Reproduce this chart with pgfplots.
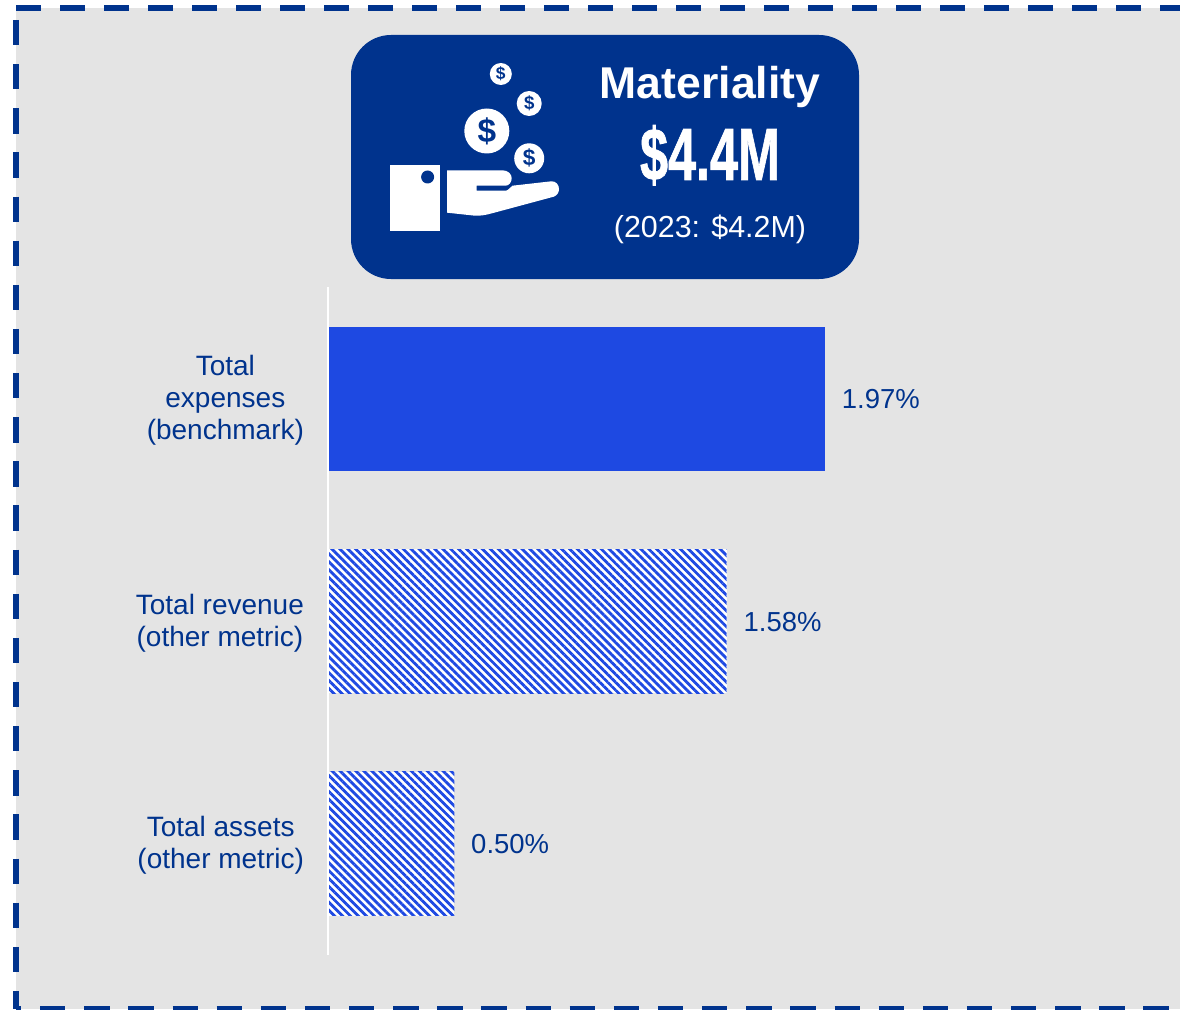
\documentclass[border=0pt]{standalone}
\usepackage{fontspec}
\setmainfont{Liberation Sans}
\usepackage{pgfplots}
\pgfplotsset{compat=1.18}
\usetikzlibrary{patterns.meta}
\definecolor{navy}{HTML}{00338D}
\definecolor{cobalt}{HTML}{1E49E2}
\definecolor{panel}{HTML}{E4E4E4}
\tikzset{
  hatched/.style={fill=white,draw=none,postaction={pattern={Lines[angle=-45,distance=4.2pt,line width=2.1pt]},pattern color=cobalt}},
  coin/.style={font=\bfseries,text=navy,inner sep=0pt,anchor=center}
}
\begin{document}
% picture units are reference pixels: 1px = 0.75pt, y pointing down
\begin{tikzpicture}[x=0.75pt,y=-0.75pt]
\path[use as bounding box] (0,0) rectangle (1180,1009);
\begin{scope}
\clip (0,0) rectangle (1180,1009);
\fill[panel] (16,8) rectangle (1180,1009);
\draw[navy,line width=4.8pt,dash pattern=on 18.9pt off 14.1pt] (16,8.3) -- (1180,8.3);
\draw[navy,line width=4.7pt,dash pattern=on 19pt off 14.1pt] (16,20) -- (16,1009);
\draw[navy,line width=4.8pt,dash pattern=on 19pt off 14.1pt,dash phase=15pt] (16,1009.5) -- (1180,1009.5);
\end{scope}
% header card
\fill[navy,rounded corners=30pt] (351,35) rectangle (859,279);
\node[anchor=base,text=white,font=\bfseries\fontsize{33.4}{36}\selectfont,inner sep=0pt] at (710,99) {Materiality};
\node[anchor=base,text=white,font=\bfseries\fontsize{55.5}{60}\selectfont\addfontfeature{FakeBold=1.2},inner sep=0pt] at (710,180) {\scalebox{0.68}[1]{\$4.4M}};
\node[anchor=base,text=white,font=\fontsize{22.8}{27}\selectfont,inner sep=0pt] at (710,237.3) {(2023: \$4.2M)};
% hand and coins icon
\fill[white] (390,165) rectangle (439.7,230.7);
\fill[navy] (427.6,177) circle[radius=6.5];
\fill[white] (447.2,170.3) -- (502.3,170.3) .. controls (508,170.3) and (511.7,174) .. (511.7,178.3)
  .. controls (511.7,182) and (509,185.7) .. (505.7,185.7) -- (476.6,185.7) -- (476.6,190.7) -- (505.7,190.7)
  .. controls (508,190.7) and (510,187.5) .. (512.4,185.7) -- (551.3,181.3)
  .. controls (556,181) and (559,185) .. (559,189) .. controls (559,192.5) and (557,195.5) .. (553.7,196.7)
  -- (492,213.3) .. controls (486,215) and (480,216) .. (475,215.7) -- (447.2,212.7) -- cycle;
\fill[white] (500.8,74) circle[radius=11];
\fill[white] (529.2,103.5) circle[radius=12.5];
\fill[white] (486.8,131) circle[radius=22.5];
\fill[white] (529.2,158.3) circle[radius=15];
\node[coin] at (500.8,74) {\fontsize{13}{14}\selectfont\$};
\node[coin] at (529.2,103.5) {\fontsize{14}{15}\selectfont\$};
\node[coin] at (486.8,131) {\fontsize{25}{26}\selectfont\$};
\node[coin] at (529.2,158.3) {\fontsize{17}{18}\selectfont\$};
% bars
\begin{axis}[
    at={(246.15pt,-716.25pt)},anchor=south west,
    x=189.15pt,y=166.9pt,
    xmin=0,xmax=3.38,ymin=-0.5,ymax=2.5,
    axis x line=none,
    axis y line*=left,
    axis line style={white,line width=1.3pt,-},
    axis on top,
    xbar,
    bar shift=0pt,
    bar width=108pt,
    ytick={0,1,2},
    yticklabels={{Total assets\\(other metric)},{Total revenue\\(other metric)},{Total\\expenses\\(benchmark)}},
    major tick length=0pt,
    yticklabel style={align=center,anchor=east,inner sep=0pt,xshift=-18pt,yshift=-1.5pt,text=navy,font=\fontsize{21}{24}\selectfont},
    point meta=x,
    nodes near coords={\pgfmathprintnumber[fixed,fixed zerofill,precision=2,assume math mode=true]{\pgfplotspointmeta}\%},
    nodes near coords style={anchor=west,inner sep=0pt,xshift=12.5pt,yshift=-0.6pt,text=navy,font=\fontsize{20.6}{24}\selectfont},
    clip=false,
  ]
  \addplot[fill=cobalt,draw=none] coordinates {(1.97,2)};
  \addplot[hatched] coordinates {(1.58,1)};
  \addplot[hatched] coordinates {(0.50,0)};
\end{axis}
\end{tikzpicture}
\end{document}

+ + + + +

:: Objective ::
Take the listing above and print it exactly, apart from the pictures.

:: Answer to the task ::
Reproduce this chart with pgfplots.
\documentclass[border=0pt]{standalone}
\usepackage{fontspec}
\setmainfont{Liberation Sans}
\usepackage{pgfplots}
\pgfplotsset{compat=1.18}
\usetikzlibrary{patterns.meta}
\definecolor{navy}{HTML}{00338D}
\definecolor{cobalt}{HTML}{1E49E2}
\definecolor{panel}{HTML}{E4E4E4}
\tikzset{
  hatched/.style={fill=white,draw=none,postaction={pattern={Lines[angle=-45,distance=4.2pt,line width=2.1pt]},pattern color=cobalt}},
  coin/.style={font=\bfseries,text=navy,inner sep=0pt,anchor=center}
}
\begin{document}
% picture units are reference pixels: 1px = 0.75pt, y pointing down
\begin{tikzpicture}[x=0.75pt,y=-0.75pt]
\path[use as bounding box] (0,0) rectangle (1180,1009);
\begin{scope}
\clip (0,0) rectangle (1180,1009);
\fill[panel] (16,8) rectangle (1180,1009);
\draw[navy,line width=4.8pt,dash pattern=on 18.9pt off 14.1pt] (16,8.3) -- (1180,8.3);
\draw[navy,line width=4.7pt,dash pattern=on 19pt off 14.1pt] (16,20) -- (16,1009);
\draw[navy,line width=4.8pt,dash pattern=on 19pt off 14.1pt,dash phase=15pt] (16,1009.5) -- (1180,1009.5);
\end{scope}
% header card
\fill[navy,rounded corners=30pt] (351,35) rectangle (859,279);
\node[anchor=base,text=white,font=\bfseries\fontsize{33.4}{36}\selectfont,inner sep=0pt] at (710,99) {Materiality};
\node[anchor=base,text=white,font=\bfseries\fontsize{55.5}{60}\selectfont\addfontfeature{FakeBold=1.2},inner sep=0pt] at (710,180) {\scalebox{0.68}[1]{\$4.4M}};
\node[anchor=base,text=white,font=\fontsize{22.8}{27}\selectfont,inner sep=0pt] at (710,237.3) {(2023: \$4.2M)};
% hand and coins icon
\fill[white] (390,165) rectangle (439.7,230.7);
\fill[navy] (427.6,177) circle[radius=6.5];
\fill[white] (447.2,170.3) -- (502.3,170.3) .. controls (508,170.3) and (511.7,174) .. (511.7,178.3)
  .. controls (511.7,182) and (509,185.7) .. (505.7,185.7) -- (476.6,185.7) -- (476.6,190.7) -- (505.7,190.7)
  .. controls (508,190.7) and (510,187.5) .. (512.4,185.7) -- (551.3,181.3)
  .. controls (556,181) and (559,185) .. (559,189) .. controls (559,192.5) and (557,195.5) .. (553.7,196.7)
  -- (492,213.3) .. controls (486,215) and (480,216) .. (475,215.7) -- (447.2,212.7) -- cycle;
\fill[white] (500.8,74) circle[radius=11];
\fill[white] (529.2,103.5) circle[radius=12.5];
\fill[white] (486.8,131) circle[radius=22.5];
\fill[white] (529.2,158.3) circle[radius=15];
\node[coin] at (500.8,74) {\fontsize{13}{14}\selectfont\$};
\node[coin] at (529.2,103.5) {\fontsize{14}{15}\selectfont\$};
\node[coin] at (486.8,131) {\fontsize{25}{26}\selectfont\$};
\node[coin] at (529.2,158.3) {\fontsize{17}{18}\selectfont\$};
% bars
\begin{axis}[
    at={(246.15pt,-716.25pt)},anchor=south west,
    x=189.15pt,y=166.9pt,
    xmin=0,xmax=3.38,ymin=-0.5,ymax=2.5,
    axis x line=none,
    axis y line*=left,
    axis line style={white,line width=1.3pt,-},
    axis on top,
    xbar,
    bar shift=0pt,
    bar width=108pt,
    ytick={0,1,2},
    yticklabels={{Total assets\\(other metric)},{Total revenue\\(other metric)},{Total\\expenses\\(benchmark)}},
    major tick length=0pt,
    yticklabel style={align=center,anchor=east,inner sep=0pt,xshift=-18pt,yshift=-1.5pt,text=navy,font=\fontsize{21}{24}\selectfont},
    point meta=x,
    nodes near coords={\pgfmathprintnumber[fixed,fixed zerofill,precision=2,assume math mode=true]{\pgfplotspointmeta}\%},
    nodes near coords style={anchor=west,inner sep=0pt,xshift=12.5pt,yshift=-0.6pt,text=navy,font=\fontsize{20.6}{24}\selectfont},
    clip=false,
  ]
  \addplot[fill=cobalt,draw=none] coordinates {(1.97,2)};
  \addplot[hatched] coordinates {(1.58,1)};
  \addplot[hatched] coordinates {(0.50,0)};
\end{axis}
\end{tikzpicture}
\end{document}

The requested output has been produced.